FACES & VOICES: Passing Faces Play Roles in Street Theater

When I was a child, my mother used to tell me it was rude to "gawp at folk," which in northern English dialect meant that I should not stare at strangers. But I could not help it. Wherever I was, on buses or in parks, I found the people around me more fascinating than any film.

Still, I enjoy nothing more than sitting and watching the world go by. Where better to see the human parade than at Pushkin Square on a summer evening when love is in the air?

There are two kinds of people: those who are self-absorbed and those who see others. Or rather, we all operate in these two modes at different times. It is well known that love is blind and lovers have eyes only for each other. Among those who live by seeing are traders and beggars.

And so, as dusk fell, I took my seat for the theater of the street. A pale youth sat beside me on the bench, pretending to read a book of poetry though not, I think, Pushkin. On my other side was a girl, apparently waiting for someone.

The key is not to speak to those you observe, for then you get facts that disturb your fantasies. For example, that these two might be made for each other and would go off into the sunset together after their respective partners failed to turn up.

Other couples, happily united, glided through the square like the bewitched characters in "A Midsummer Night's Dream." Flower sellers stood about, alert to the possibility of getting a good price for their lily of the valley, while bag ladies hovered by the benches, in hope of picking up empty beer bottles cast aside by careless lovers.

A pair strolled past, the young man in a formal suit, the girl long-legged in a red mini-skirt and wedge shoes like moon boots. Gravely, he presented her with lilies. He was courting a creature from outer space.

The next couple, I thought, would soon be married. His arm encircled her waist as she buried her face in a bouquet of white tulips. But would they still be happy, five years from now?

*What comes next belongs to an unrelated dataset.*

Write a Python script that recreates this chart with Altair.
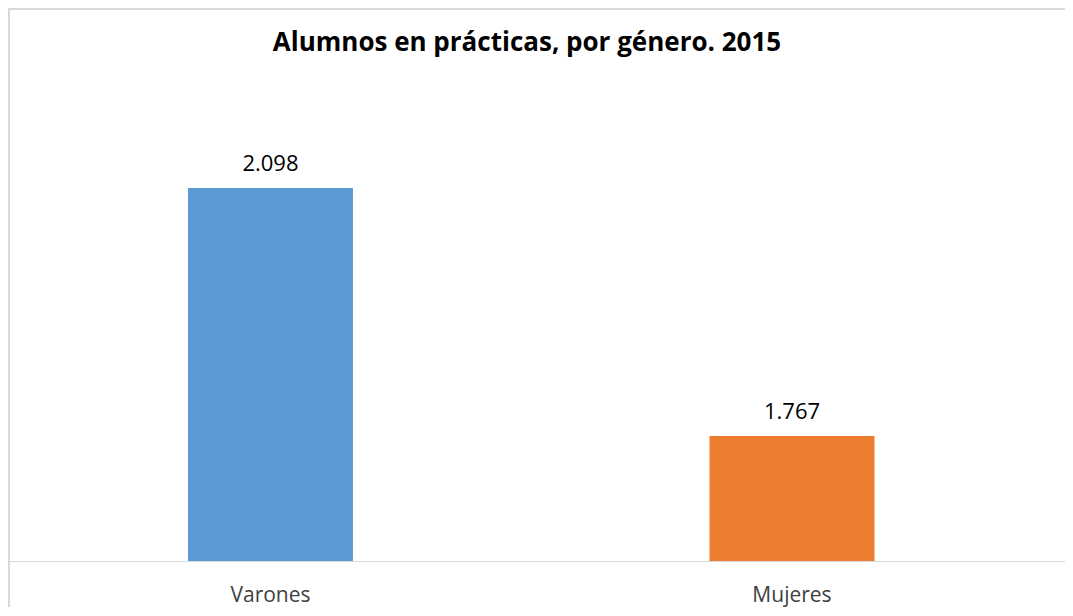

Nearby, two young women with dyed blonde hair were deep in discussion. A man joined them and for him, their hard, practical faces suddenly adopted the mask of charm. How terrible, the mating game. Only the children, playing in the fountain, and the very old were free from its tyranny.

A woman with a mane of red hair hung on to the arm of a man in a leather jacket, who was clearly in love with himself. "What nonsense are you talking?" he said to her, while she caught the eye of another wolfish-looking man.

A pair of tramps stopped right before me and, in drunken voices, began an argument. The woman wanted to go one way, the man another. They pulled at the grubby bag between them, each trying to convincethe other. Then as suddenly as they had started the spat, they ended it and went off in harmony. What was it, years of habit or shared misfortune that held them together? It was a kind of love.

Detachment is a great blessing but sometimes the lonely observer longs to be involved. I stood up and bought two bunches of lily of the valley. Why two, I don't know. Then suddenly I spotted an acquaintance I had not seen for months. "These are for you," I said, handing him one bunch of lilies. "This is for you," he replied and like a magician, produced from his pocket a pink duck. It was so funny that we both fell about laughing and all the eyes in the square swiveled to stare at us.